Le Gouvernement wallon a adopté, lors de la précédente législature, un ensemble de mesures pour gérer les surdensités de grands gibiers. La principale mesure de ce plan prévoit l’interdiction du nourrissage des sangliers dès la prochaine saison de chasse, d’octobre à fin mars. Cette disposition est remise en cause par le Ministre René Collin qui entend ré-autoriser le nourrissage dissuasif toute l’année.
Le nourrissage du grand gibier permet aux chasseurs de maintenir des densités de cervidés et sangliers bien au-delà de la capacité d’accueil « naturelle » de nos forêts. Cette pratique a fait doubler les populations de cervidés et tripler les populations de sangliers en une vingtaine d’années. Certains territoires de chasse maintiennent des densités en sangliers jusqu’à 10 fois supérieures à la normale pour s’assurer des prélèvements pléthoriques. Il en découle des dégâts importants à la forêt, aux cultures et à la biodiversité. La régénération naturelle de la forêt n’est plus possible dans certaines zones, tandis que les essences forestières et herbacées caractéristiques ont disparu sur de larges territoires sous la pression du gibier. Les dégâts de gibier aux plantations n’affectent pas seulement les propriétaires et gestionnaires forestiers. C’est l’ensemble de la filière bois qui est pénalisée par les pertes de valeur ou le découragement des propriétaires qui arrêtent la sylviculture.
Pour gérer cette problématique, le Gouvernement wallon a adopté en juillet 2012 un plan de réduction des densités de grand gibier à l’initiative du Ministre Carlo Di Antonio. En octobre 2012, il adoptait un arrêté prévoyant des dispositions transitoires pour gérer les surdensités dans les territoires de chasse « point noirs », pratiquant du nourrissage intensif. Ces dispositions transitoires visent l’interdiction généralisée du nourrissage des sangliers, d’octobre à mars, en dehors des périodes de risque pour les cultures, dès cette année. L’appel du Ministre Di Antonio à réduire les densités a été entendu par le monde de la chasse qui a augmenté substantiellement les prélèvements lors des saisons de chasse qui ont suivi. Seules quelques dizaines de territoires récalcitrants, pourtant visés par les dispositions transitoires, n’ont pas répondu à cet appel.
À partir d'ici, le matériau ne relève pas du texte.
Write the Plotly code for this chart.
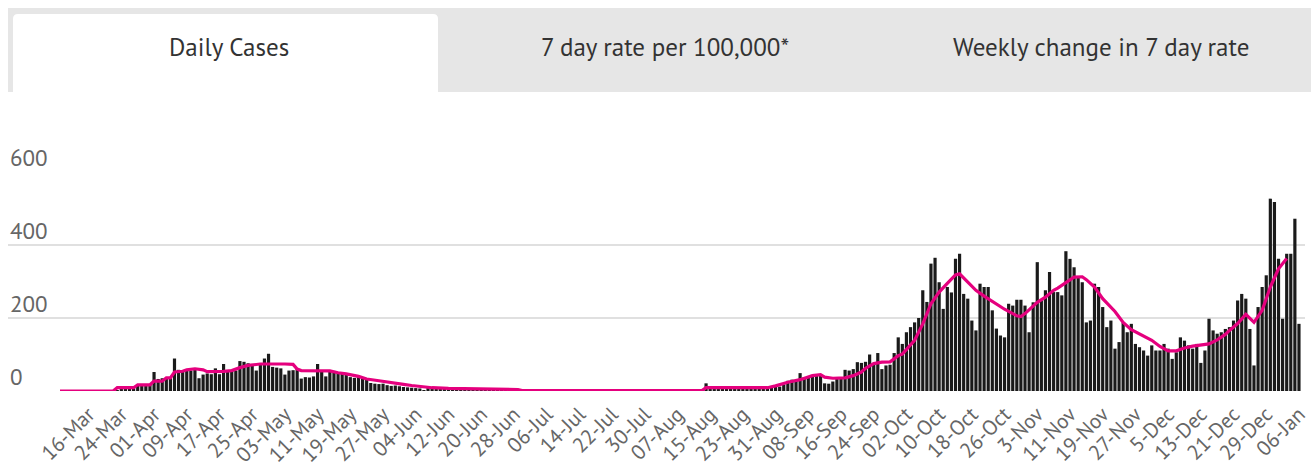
import plotly.graph_objects as go
import pandas as pd

# ---------------- data ----------------
start_date = "2020-03-09"

daily_cases = [
    0, 0, 0, 0, 0, 0, 0, 0, 0, 0,            # 0-9
    0, 0, 0, 0, 2, 3, 5, 6, 8, 14,           # 10-19
    16, 18, 17, 52, 33, 35, 33, 36, 89, 58,  # 20-29
    55, 60, 56, 58, 35, 45, 48, 46, 62, 46,  # 30-39
    74, 55, 58, 56, 82, 80, 76, 72, 56, 74,  # 40-49
    89, 102, 66, 64, 62, 45, 56, 57, 62, 34, # 50-59
    38, 37, 40, 74, 56, 40, 52, 55, 48, 50,  # 60-69
    46, 38, 36, 38, 34, 33, 22, 20, 19, 20,  # 70-79
    16, 14, 15, 13, 11, 10, 9, 8, 7, 2,      # 80-89
    8, 6, 5, 6, 4, 3, 5, 2, 4, 3,            # 90-99
    1, 5, 3, 2, 4, 3, 2, 5, 1, 3,            # 100-109
    2, 4, 3, 1, 0, 2, 0, 1, 3, 0,            # 110-119
    1, 0, 2, 4, 0, 1, 0, 1, 2, 0,            # 120-129
    0, 1, 3, 0, 1, 0, 0, 2, 1, 0,            # 130-139
    3, 0, 1, 0, 2, 0, 1, 0, 3, 0,            # 140-149
    0, 1, 0, 2, 0, 1, 4, 0, 21, 6,           # 150-159
    8, 5, 9, 7, 4, 8, 10, 6, 5, 9,           # 160-169
    7, 8, 6, 10, 10, 14, 12, 18, 28, 31,     # 170-179
    30, 49, 38, 36, 40, 42, 44, 21, 20, 26,  # 180-189
    33, 34, 58, 56, 60, 79, 77, 80, 100, 75, # 190-199
    104, 60, 70, 72, 104, 147, 129, 161, 175, 188,   # 200-209
    200, 276, 244, 349, 365, 298, 225, 285, 270, 362, # 210-219
    376, 266, 253, 193, 166, 294, 285, 285, 221, 171, # 220-229
    152, 147, 239, 234, 250, 250, 234, 161, 243, 353, # 230-239
    248, 276, 326, 271, 271, 262, 383, 362, 339, 312, # 240-249
    298, 188, 193, 294, 285, 230, 175, 193, 116, 134, # 250-259
    188, 161, 184, 129, 120, 111, 97, 125, 111, 111,  # 260-269
    129, 116, 88, 106, 147, 138, 125, 116, 129, 77,   # 270-279
    111, 198, 166, 157, 161, 170, 175, 193, 248, 266, # 280-289
    253, 170, 70, 230, 285, 317, 527, 518, 362, 198,  # 290-299
    376, 376, 472, 184,                                # 300-303
]

# 7-day average line: day index (from start_date) and value
avg_day_index = [
    0, 13, 14, 18, 19, 22, 23, 25, 26, 27, 28, 30, 31, 33, 35, 36, 40, 42, 44, 46,
    49, 52, 55, 57, 58, 59, 63, 66, 68, 70, 73, 75, 78, 81, 84, 86, 88, 91, 95, 100,
    105, 112, 113, 157, 158, 173, 175, 178, 181, 184, 186, 187, 189, 192, 194, 196,
    197, 199, 201, 203, 205, 206, 209, 211, 213, 215, 217, 219, 220, 221, 222, 224,
    226, 229, 231, 234, 235, 236, 239, 241, 243, 244, 246, 248, 250, 251, 253, 255,
    258, 260, 262, 265, 267, 269, 271, 273, 275, 277, 279, 281, 283, 285, 286, 288,
    290, 291, 292, 294, 296, 298, 300,
]
avg_values = [
    0, 0, 9, 9, 17, 17, 27, 27, 36, 36, 52, 54, 58, 61, 58, 53, 54, 56, 64, 70,
    74, 75, 74, 73, 60, 56, 56, 55, 50, 47, 40, 33, 28, 24, 18, 15, 12, 9, 7, 6,
    5, 4, 1, 1, 9, 9, 14, 24, 31, 42, 45, 38, 35, 36, 42, 52,
    62, 75, 79, 80, 97, 101, 139, 184, 239, 271, 295, 318, 321, 310, 298, 276,
    260, 239, 224, 206, 204, 212, 243, 257, 276, 282, 298, 312, 313, 305, 285, 253,
    218, 188, 168, 152, 139, 122, 110, 110, 118, 123, 125, 129, 140, 155, 166, 185,
    210, 200, 188, 221, 285, 335, 363,
]

tick_start, tick_end = "2020-03-16", "2021-01-06"
tick_labels = [
    "16-Mar", "24-Mar", "01-Apr", "09-Apr", "17-Apr", "25-Apr", "03-May", "11-May",
    "19-May", "27-May", "04-Jun", "12-Jun", "20-Jun", "28-Jun", "06-Jul", "14-Jul",
    "22-Jul", "30-Jul", "07-Aug", "15-Aug", "23-Aug", "31-Aug", "08-Sep", "16-Sep",
    "24-Sep", "02-Oct", "10-Oct", "18-Oct", "26-Oct", "3-Nov", "11-Nov", "19-Nov",
    "27-Nov", "5-Dec", "13-Dec", "21-Dec", "29-Dec", "06-Jan",
]
y_ticks = [0, 200, 400, 600]
tab_titles = ["Daily Cases", "7 day rate per 100,000*", "Weekly change in 7 day rate"]

# ---------------- layout geometry ----------------
W, H = 1311, 473
ML, MR, MT, MB = 8, 6, 172, 82
PW, PH = W - ML - MR, H - MT - MB
FIRST_PX, DAY_PX = 60, 4.089
FONT = "PT Sans, Roboto, sans-serif"


def pxx(p):
    return (p - ML) / PW


def pxy(p):
    return (H - MB - p) / PH


dates = pd.date_range(start_date, periods=len(daily_cases), freq="D")
avg_dates = [dates[k] for k in avg_day_index]
tick_vals = [d.strftime("%Y-%m-%d") for d in pd.date_range(tick_start, tick_end, freq="8D")]

x_lo = dates[0] + pd.Timedelta(days=(ML - FIRST_PX) / DAY_PX)
x_hi = dates[0] + pd.Timedelta(days=(W - MR - FIRST_PX) / DAY_PX)

fig = go.Figure()
fig.add_trace(go.Bar(x=dates, y=daily_cases, marker=dict(color="#1a1a1a", line=dict(width=0)),
                     name="Daily cases", hoverinfo="x+y"))
fig.add_trace(go.Scatter(x=avg_dates, y=avg_values, mode="lines",
                         line=dict(color="#e5007e", width=3.2), name="7 day average"))

# tab strip
shapes = [
    dict(type="rect", xref="paper", yref="paper", x0=pxx(8), x1=pxx(W), y0=pxy(92), y1=pxy(8),
         fillcolor="#e6e6e6", line=dict(width=0), layer="above"),
]
pts = [(13, 92), (13, 19), (13, 14), (18, 14), (433, 14), (438, 14), (438, 19), (438, 92)]
P = [(pxx(a), pxy(b)) for a, b in pts]
path = (f"M {P[0][0]},{P[0][1]} L {P[1][0]},{P[1][1]} Q {P[2][0]},{P[2][1]} {P[3][0]},{P[3][1]} "
        f"L {P[4][0]},{P[4][1]} Q {P[5][0]},{P[5][1]} {P[6][0]},{P[6][1]} L {P[7][0]},{P[7][1]} Z")
shapes.append(dict(type="path", xref="paper", yref="paper", path=path,
                   fillcolor="#ffffff", line=dict(width=0), layer="above"))

annotations = []
for title, cx in zip(tab_titles, [229, 665, 1101]):
    annotations.append(dict(text=title, xref="paper", yref="paper", x=pxx(cx), y=pxy(47),
                            xanchor="center", yanchor="middle", showarrow=False,
                            font=dict(family=FONT, size=25, color="#333333")))
for v in y_ticks:
    annotations.append(dict(text=str(v), xref="paper", yref="y", x=0, y=v, xanchor="left",
                            yanchor="middle", yshift=15, showarrow=False,
                            font=dict(family=FONT, size=23, color="#666666")))

fig.update_layout(
    width=W, height=H,
    margin=dict(l=ML, r=MR, t=MT, b=MB, pad=0, autoexpand=False),
    paper_bgcolor="#ffffff", plot_bgcolor="#ffffff",
    showlegend=False, bargap=0.22,
    font=dict(family=FONT, color="#666666"),
    shapes=shapes, annotations=annotations,
    xaxis=dict(type="date", range=[x_lo.strftime("%Y-%m-%d %H:%M:%S"), x_hi.strftime("%Y-%m-%d %H:%M:%S")],
               tickmode="array", tickvals=tick_vals, ticktext=tick_labels, tickangle=-45,
               tickfont=dict(family=FONT, size=21, color="#666666"),
               ticklabelstandoff=6, automargin=False,
               showgrid=False, zeroline=False, showline=False, ticks=""),
    yaxis=dict(range=[0, 600], tickmode="array", tickvals=y_ticks, showticklabels=False,
               automargin=False,
               showgrid=True, gridcolor="#e0e0e0", gridwidth=2, zeroline=False, showline=False),
)

fig.write_html("out.html", config={"displayModeBar": False},
               post_script="document.body.style.margin='0px';")
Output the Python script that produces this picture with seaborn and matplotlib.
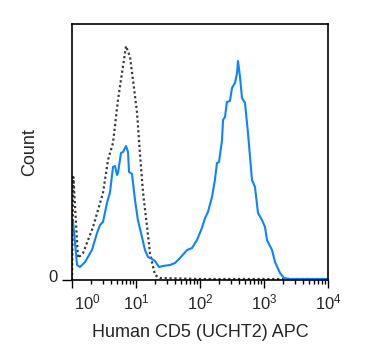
import numpy as np
import pandas as pd
import matplotlib
matplotlib.use("Agg")
import matplotlib.pyplot as plt
import matplotlib.transforms as mtransforms
from matplotlib.ticker import LogLocator, NullFormatter
import seaborn as sns

# isotype control (dotted grey)
ctrl_x = [1.0, 1.05, 1.24, 1.49, 2.13, 3.05, 3.65, 4.37, 5.23, 6.04, 6.98, 8.06,
          8.98, 10.4, 11.5, 12.9, 14.9, 16.5, 19.8, 23.7, 100, 10000]
ctrl_y = [0, 103, 22, 27, 53, 87, 120, 137, 180, 207, 234, 223,
          200, 167, 127, 87, 53, 27, 5, 2, 1, 1]

# CD5 stained (blue)
cd5_x = [1.04, 1.2, 1.33, 1.6, 2.05, 2.46, 2.74, 3.05, 3.52, 3.93, 4.37, 4.7,
         5.05, 5.23, 5.83, 6.27, 6.98, 7.5, 7.78, 8.66, 9.65, 10.7, 12.4, 13.8,
         15.4, 17.8, 19.8, 22.9, 26.4, 34, 40.7, 48.7, 62.7, 75, 89.8, 107,
         120, 133, 154, 171, 184, 198, 221, 229, 246, 263, 294, 316, 352, 379,
         392, 422, 453, 505, 562, 649, 723, 806, 930, 1037, 1114, 1334, 1486,
         1778, 2054, 2548, 10000]
cd5_y = [58, 15, 13, 18, 30, 47, 55, 58, 77, 88, 113, 114,
         105, 107, 127, 128, 134, 128, 108, 106, 80, 60, 43, 30,
         23, 21, 19, 13, 14, 15, 17, 22, 30, 32, 40, 52,
         62, 68, 83, 100, 117, 118, 140, 160, 163, 178, 179, 192, 197, 207,
         219, 203, 182, 177, 147, 100, 93, 67, 60, 53, 40, 30, 18,
         7, 2, 1, 1]

decades = [1, 10, 100, 1000, 10000]
decade_labels = [r"$\mathregular{10^{%d}}$" % i for i in range(5)]

sns.set_style("ticks")
plt.rcParams['font.family'] = ['Liberation Sans', 'DejaVu Sans']
plt.rcParams['mathtext.fontset'] = 'custom'
plt.rcParams['mathtext.rm'] = 'Liberation Sans'

fig = plt.figure(figsize=(3.75, 3.61), dpi=100)
ax = fig.add_axes([72 / 375, 1 - 280 / 361, 256 / 375, 256 / 361])

ctrl = pd.DataFrame({"x": ctrl_x, "y": ctrl_y})
cd5 = pd.DataFrame({"x": cd5_x, "y": cd5_y})

sns.lineplot(data=ctrl, x="x", y="y", ax=ax, sort=False, color="#3a3a3a",
             linestyle=(0, (1, 1.2)), linewidth=1.6)
sns.lineplot(data=cd5, x="x", y="y", ax=ax, sort=False, color="#0a84ff",
             linewidth=1.5)

ax.set_xscale("log")
ax.set_xlim(1, 10000)
ax.set_ylim(0, 256)

ax.set_xticks(decades)
ax.set_xticklabels(decade_labels, fontsize=12)
ax.xaxis.set_minor_locator(LogLocator(base=10, subs=np.arange(2, 10)))
ax.xaxis.set_minor_formatter(NullFormatter())
ax.tick_params(axis="x", which="major", length=6, width=1, pad=3, color="black")
ax.tick_params(axis="x", which="minor", length=3, width=1, color="black")
# first label sits to the right of the axis corner
first = ax.get_xticklabels()[0]
first.set_transform(first.get_transform() +
                    mtransforms.ScaledTranslation(15 / 100, 0, fig.dpi_scale_trans))

ax.set_yticks([0])
ax.set_yticklabels(["0"], fontsize=12)
ax.tick_params(axis="y", length=7, width=1, pad=3, color="black")
zero = ax.get_yticklabels()[0]
zero.set_transform(zero.get_transform() +
                   mtransforms.ScaledTranslation(0, 4 / 100, fig.dpi_scale_trans))

for s in ax.spines.values():
    s.set_linewidth(1.2)
    s.set_color("black")

ax.set_xlabel("Human CD5 (UCHT2) APC", fontsize=13, labelpad=8)
ax.set_ylabel("Count", fontsize=13, labelpad=8)

fig.savefig("out.png", dpi=100)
L’arrêté prévoit une évaluation des dispositions transitoires réalisée par l’administration. Les conclusions de cette évaluation apportent des arguments pour maintenir l’interdiction du nourrissage en dehors de la période de sensibilité des cultures.
Le Ministre René Collin entend revenir sur cette disposition qui constituait la pierre angulaire de la politique menée par son prédécesseur. Aucun élément nouveau ne justifie ce retour en arrière qui portera atteinte à la biodiversité de nos forêts et à la durabilité de la gestion forestière. La proposition de texte du Ministre, soumise actuellement au Conseil Supérieur de la Chasse, ne permettra plus de gérer les excès des territoires déviants et revient à autoriser le nourrissage toute l’année. Ce projet est soumis au monde de la chasse via leur Conseil sans véritable concertation entre les acteurs de la ruralité concernés. Les territoires de chasse déviants, organisant de l’élevage en forêt à des fins cynégétiques, pourraient être récompensés au détriment des chasseurs qui ont cru dans la volonté du Gouvernement wallon de revenir à des densités compatibles avec une gestion durable de la forêt.
Les associations demandent au Ministre de tenir compte des conclusions de l’évaluation réalisée par son administration et d’organiser une réelle concertation entre les parties prenantes, avant de céder aux sirènes, très actives, du lobby de la chasse.